April 14, 2020 Practice Points

Dealing with Essential Business Inquiries During COVID-19

Some tips you can give your clients on how to address external and internal questions on whether they are essential to public health and safety.

By Annie Chuang and Chris Johnson

We are monitoring the coronavirus (COVID-19) situation as it relates to law and litigation. Find more resources and articles on our COVID-19 portal. For the duration of the crisis, all coronavirus-related articles are outside the Section of Litigation paywall and available to all readers.

As the urgency of the COVID-19 crisis grows, attorneys and their clients should expect that employees and government officials will need assurances that the clients’ businesses are essential to public health and safety. Here are some tips you can give your clients on how to deal with these inquiries.

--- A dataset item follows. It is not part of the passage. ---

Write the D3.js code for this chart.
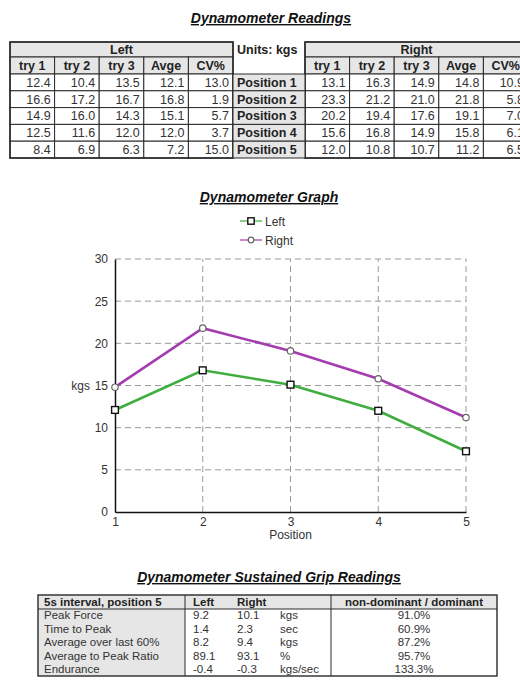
<!DOCTYPE html>
<html>
<head>
<meta charset="utf-8">
<script src="https://cdn.jsdelivr.net/npm/d3@7"></script>
<style>
  body { margin: 0; background: #fff; }
  svg text { font-family: "Liberation Sans", Arial, sans-serif; }
  .title { font-size: 14px; font-weight: bold; font-style: italic; text-decoration: underline; fill: #111; }
</style>
</head>
<body>
<div id="page"></div>
<script>
// ---- data ----
const positions = ["Position 1", "Position 2", "Position 3", "Position 4", "Position 5"];
const tryHeaders = ["try 1", "try 2", "try 3", "Avge", "CV%"];
const leftTries = [[12.4, 10.4, 13.5], [16.6, 17.2, 16.7], [14.9, 16.0, 14.3], [12.5, 11.6, 12.0], [8.4, 6.9, 6.3]];
const leftAvg = [12.1, 16.8, 15.1, 12.0, 7.2];
const leftCV = [13.0, 1.9, 5.7, 3.7, 15.0];
const rightTries = [[13.1, 16.3, 14.9], [23.3, 21.2, 21.0], [20.2, 19.4, 17.6], [15.6, 16.8, 14.9], [12.0, 10.8, 10.7]];
const rightAvg = [14.8, 21.8, 19.1, 15.8, 11.2];
const rightCV = [10.9, 5.8, 7.0, 6.1, 6.5];

const positionNums = [1, 2, 3, 4, 5];

const sustMetrics = ["Peak Force", "Time to Peak", "Average over last 60%", "Average to Peak Ratio", "Endurance"];
const sustLeft = [9.2, 1.4, 8.2, 89.1, -0.4];
const sustRight = [10.1, 2.3, 9.4, 93.1, -0.3];
const sustUnits = ["kgs", "sec", "kgs", "%", "kgs/sec"];
const sustRatio = ["91.0%", "60.9%", "87.2%", "95.7%", "133.3%"];

// ---- svg ----
const W = 520, H = 690;
const svg = d3.select("#page").append("svg")
    .attr("width", W)
    .attr("height", H);

const gray = "#e6e6e6";
const border = "#2a2a2a";
const fmt = d => d.toFixed(1);   // plain hyphen minus like the sheet

// ================= top table =================
svg.append("text").attr("class", "title")
    .attr("x", 271).attr("y", 23)
    .attr("text-anchor", "middle")
    .text("Dynamometer Readings");

const t1 = {top: 42, h1: 15, h2: 17, rowH: 16.8};
const dataTop = t1.top + t1.h1 + t1.h2;
const rowY = d3.scaleBand().domain(d3.range(positions.length))
    .range([dataTop, dataTop + t1.rowH * positions.length]);

function sideTable(x0, x1, label, tries, avg, cv) {
    let g = svg.append("g");
    let col = d3.scaleBand().domain(d3.range(5)).range([x0, x1]);
    let rows = tries.map((t, i) => t.concat([avg[i], cv[i]]));

    // header "Left"/"Right"
    g.append("rect").attr("x", x0).attr("y", t1.top).attr("width", x1 - x0).attr("height", t1.h1)
        .attr("fill", gray).attr("stroke", border).attr("stroke-width", 1);
    g.append("text").attr("x", (x0 + x1) / 2).attr("y", t1.top + t1.h1 - 3.5)
        .attr("text-anchor", "middle").attr("font-size", "12.5px").attr("font-weight", "bold")
        .attr("fill", "#222").text(label);

    // sub headers
    g.selectAll(".sub").data(tryHeaders).enter().append("rect")
        .attr("x", (d, i) => col(i)).attr("y", t1.top + t1.h1)
        .attr("width", col.bandwidth()).attr("height", t1.h2)
        .attr("fill", gray).attr("stroke", border).attr("stroke-width", 1);
    g.selectAll(".subt").data(tryHeaders).enter().append("text")
        .attr("x", (d, i) => col(i) + col.bandwidth() / 2).attr("y", t1.top + t1.h1 + t1.h2 - 4.5)
        .attr("text-anchor", "middle").attr("font-size", "12.5px").attr("font-weight", "bold")
        .attr("fill", "#222").text(d => d);

    // data cells
    rows.forEach((r, i) => {
        g.selectAll(".c" + i).data(r).enter().append("rect")
            .attr("x", (d, j) => col(j)).attr("y", rowY(i))
            .attr("width", col.bandwidth()).attr("height", rowY.bandwidth())
            .attr("fill", "#fff").attr("stroke", border).attr("stroke-width", 1);
        g.selectAll(".ct" + i).data(r).enter().append("text")
            .attr("x", (d, j) => col(j) + col.bandwidth() - 4).attr("y", rowY(i) + rowY.bandwidth() - 4)
            .attr("text-anchor", "end").attr("font-size", "12.5px").attr("fill", "#333")
            .text(d => fmt(d));
    });

    g.append("rect").attr("x", x0).attr("y", t1.top)
        .attr("width", x1 - x0).attr("height", rowY.range()[1] - t1.top)
        .attr("fill", "none").attr("stroke", border).attr("stroke-width", 1.6);
}

sideTable(10, 233, "Left", leftTries, leftAvg, leftCV);
sideTable(305, 528, "Right", rightTries, rightAvg, rightCV);

// middle column
svg.append("text").attr("x", 237).attr("y", t1.top + 12)
    .attr("font-size", "12.5px").attr("font-weight", "bold").attr("fill", "#222")
    .text("Units: kgs");
svg.selectAll(".pos").data(positions).enter().append("rect")
    .attr("x", 233).attr("y", (d, i) => rowY(i))
    .attr("width", 72).attr("height", rowY.bandwidth())
    .attr("fill", gray).attr("stroke", border).attr("stroke-width", 1);
svg.selectAll(".post").data(positions).enter().append("text")
    .attr("x", 237).attr("y", (d, i) => rowY(i) + rowY.bandwidth() - 4)
    .attr("font-size", "12.5px").attr("font-weight", "bold").attr("fill", "#222")
    .text(d => d);

// ================= graph =================
svg.append("text").attr("class", "title")
    .attr("x", 269).attr("y", 202)
    .attr("text-anchor", "middle")
    .text("Dynamometer Graph");

const x = d3.scaleLinear().domain([1, 5]).range([115, 466]);
const y = d3.scaleLinear().domain([0, 30]).range([512, 259]);

const series = [
    {name: "Left", values: leftAvg, color: "#3fae3f", marker: "square"},
    {name: "Right", values: rightAvg, color: "#a43cb0", marker: "circle"}
];

// grid
svg.append("g").selectAll("line").data(y.ticks(6).filter(d => d > 0)).enter().append("line")
    .attr("x1", x(1)).attr("x2", x(5))
    .attr("y1", d => y(d)).attr("y2", d => y(d))
    .attr("stroke", "#9a9a9a").attr("stroke-dasharray", "6,4");
svg.append("g").selectAll("line").data(positionNums.filter(d => d > 1)).enter().append("line")
    .attr("x1", d => x(d)).attr("x2", d => x(d))
    .attr("y1", y(0)).attr("y2", y(30))
    .attr("stroke", "#9a9a9a").attr("stroke-dasharray", "6,4");

// axes
const yAxis = svg.append("g").attr("transform", `translate(${x(1)},0)`)
    .call(d3.axisLeft(y).tickValues(y.ticks(6)).tickSize(0).tickPadding(7));
const xAxis = svg.append("g").attr("transform", `translate(0,${y(0)})`)
    .call(d3.axisBottom(x).tickValues(positionNums).tickFormat(d3.format("d")).tickSize(0).tickPadding(5));
[yAxis, xAxis].forEach(a => {
    a.select(".domain").attr("stroke", "#111").attr("stroke-width", 1.5);
    a.selectAll("text").attr("font-size", "12px").attr("fill", "#333")
        .attr("font-family", "'Liberation Sans', Arial, sans-serif");
});

svg.append("text").attr("x", 90).attr("y", y(15) + 4)
    .attr("text-anchor", "end").attr("font-size", "12px").attr("fill", "#333").text("kgs");
svg.append("text").attr("x", (x(1) + x(5)) / 2).attr("y", 539)
    .attr("text-anchor", "middle").attr("font-size", "12px").attr("fill", "#333").text("Position");

const line = d3.line().x((d, i) => x(positionNums[i])).y(d => y(d));

function drawMarker(sel, type, cx, cy, s) {
    if (type === "square") {
        sel.append("rect").attr("x", cx - s).attr("y", cy - s).attr("width", 2 * s).attr("height", 2 * s)
            .attr("fill", "#fff").attr("stroke", "#111").attr("stroke-width", 1.4);
    } else {
        sel.append("circle").attr("cx", cx).attr("cy", cy).attr("r", s)
            .attr("fill", "#fff").attr("stroke", "#666").attr("stroke-width", 1.2);
    }
}

series.forEach(s => {
    svg.append("path").datum(s.values)
        .attr("d", line).attr("fill", "none")
        .attr("stroke", s.color).attr("stroke-width", 2.6);
    let mg = svg.append("g");
    s.values.forEach((v, i) => drawMarker(mg, s.marker, x(positionNums[i]), y(v), s.marker === "square" ? 3.4 : 3.2));
});

// legend
const legend = svg.append("g");
series.forEach((s, i) => {
    let ly = 221 + i * 19;
    legend.append("line").attr("x1", 240).attr("x2", 262).attr("y1", ly).attr("y2", ly)
        .attr("stroke", s.color).attr("stroke-width", 1.2);
    drawMarker(legend, s.marker, 251, ly, s.marker === "square" ? 3.2 : 2.8);
    legend.append("text").attr("x", 265).attr("y", ly + 4.5)
        .attr("font-size", "12px").attr("fill", "#333").text(s.name);
});

// ================= sustained table =================
svg.append("text").attr("class", "title")
    .attr("x", 269).attr("y", 582)
    .attr("text-anchor", "middle")
    .text("Dynamometer Sustained Grip Readings");

const t3 = {x0: 38, x1: 497, top: 595, hh: 14, rowH: 13.4, c1: 185, c2: 331};
const sRow = d3.scaleBand().domain(d3.range(sustMetrics.length))
    .range([t3.top + t3.hh, t3.top + t3.hh + t3.rowH * sustMetrics.length]);
const tBottom = sRow.range()[1];

svg.append("rect").attr("x", t3.x0).attr("y", t3.top).attr("width", t3.x1 - t3.x0).attr("height", t3.hh)
    .attr("fill", gray);
svg.append("rect").attr("x", t3.x0).attr("y", t3.top).attr("width", t3.c1 - t3.x0).attr("height", tBottom - t3.top)
    .attr("fill", gray);
svg.append("line").attr("x1", t3.x0).attr("x2", t3.x1).attr("y1", t3.top + t3.hh).attr("y2", t3.top + t3.hh)
    .attr("stroke", border).attr("stroke-width", 1);
[t3.c1, t3.c2].forEach(cx => {
    svg.append("line").attr("x1", cx).attr("x2", cx).attr("y1", t3.top).attr("y2", tBottom)
        .attr("stroke", border).attr("stroke-width", 1);
});
svg.append("rect").attr("x", t3.x0).attr("y", t3.top).attr("width", t3.x1 - t3.x0).attr("height", tBottom - t3.top)
    .attr("fill", "none").attr("stroke", border).attr("stroke-width", 1.4);

const hdrY = t3.top + t3.hh - 3;
const hdr = [
    {t: "5s interval, position 5", x: 44, a: "start"},
    {t: "Left", x: 193, a: "start"},
    {t: "Right", x: 237, a: "start"},
    {t: "non-dominant / dominant", x: (t3.c2 + t3.x1) / 2, a: "middle"}
];
svg.selectAll(".sh").data(hdr).enter().append("text")
    .attr("x", d => d.x).attr("y", hdrY).attr("text-anchor", d => d.a)
    .attr("font-size", "11.5px").attr("font-weight", "bold").attr("fill", "#222")
    .text(d => d.t);

const cellY = i => sRow(i) + sRow.bandwidth() - 3;
function sCol(arr, xx, anchor, f) {
    svg.append("g").selectAll("text").data(arr).enter().append("text")
        .attr("x", xx).attr("y", (d, i) => cellY(i)).attr("text-anchor", anchor)
        .attr("font-size", "11.5px").attr("fill", "#333")
        .text(f);
}
sCol(sustMetrics, 44, "start", d => d);
sCol(sustLeft, 193, "start", d => fmt(d));
sCol(sustRight, 237, "start", d => fmt(d));
sCol(sustUnits, 280, "start", d => d);
sCol(sustRatio, (t3.c2 + t3.x1) / 2, "middle", d => d);
</script>
</body>
</html>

Dealing with External Inquiries

  • Be ready to provide documents. It is critical that you are readily able to provide documents that support a showing that your business is an essential business. Over 30 states have released lists detailing what types of businesses are permitted to remain open. The documents you should be able to provide include:
    • A copy of your state’s designated list of essential businesses.
    • A letter written which includes the corporate letterhead. The letter should do the following:
      • Identify the critical sector your business belongs to.
      • Pinpoint why the work being conducted ensures continuity of functions critical to public health and safety, as well as economic and national security.
      • Provide the contact name and phone number of a person who the official may reach out to.
      • Note compliance with Center for Disease Control (CDC), Occupational Safety and Health Administration, and state and county guidelines.
  • Carefully take local guidance into account. Businesses should carefully review their county’s shelter in place order as well as county websites, which often provide answers to frequently asked questions concerning essential business operations.

Dealing with Internal Inquiries

  • Educate employees on practical issues. In order to ensure that the business continues to operate smoothly, it is critical to explain to employees why your business is an essential business. Additionally, provide employees with a contact name and phone number of a person they can contact if they have questions about their employment. As these changes are likely, you should inform employees about any changes to the work schedules, cafeteria arrangements, and delivery protocols. If employees must travel to and from work, provide employees with letter on the corporate letterhead stating they are essential workers. Most importantly, educate employees on how they can reduce the spread of COVID-19. The CDC has created several action steps employees can take to protect themselves at work and at home.
  • Notify employees of their obligations. There are many things you can ask of your employees to keep your business and others from spreading the virus.
    • You may require employees to self-report. The CDC has stated that at the very minimum, any staff should immediately notify their supervisor and the local health department if they develop symptoms of COVID-19.
    • You may ask employees about potential infection and related travel. The Americans with Disabilities Act (ADA) prohibits employers from asking employees about their health and medical conditions. However, the Pandemic Preparedness in the Workplace and the Americans with Disabilities Act guidance issued by the U.S. Equal Employment Opportunity Commission (EEOC) provides that during a pandemic, exceptions to the ADA’s restrictions on employer health inquiries allow employers to inquire about an employee’s potential infection with the disease and related travel.
    • You may require a temperature test. The EEOC and CDC have confirmed that measuring employees’ body temperatures is permissible given the current circumstances.
    • You may require employees adopt infection control procedures and wear personal protective equipment. The EEOC has advised that where an employee with a disability needs a related reasonable accommodation under the ADA (e.g., non-latex gloves, or gowns designed for individuals who use wheelchairs), the employer should provide these, absent undue hardship.

The first step in implementing a communication protocol concerning COVID-19 and future pandemics is to anticipate the questions that stakeholders and officials may have. Here, attorneys should be able to identify why their client is an essential businesses and what changes employees should expect. 

Annie Chuang and Chris Johnson are partners at Shook, Hardy, & Bacon LLP’s San Francisco office.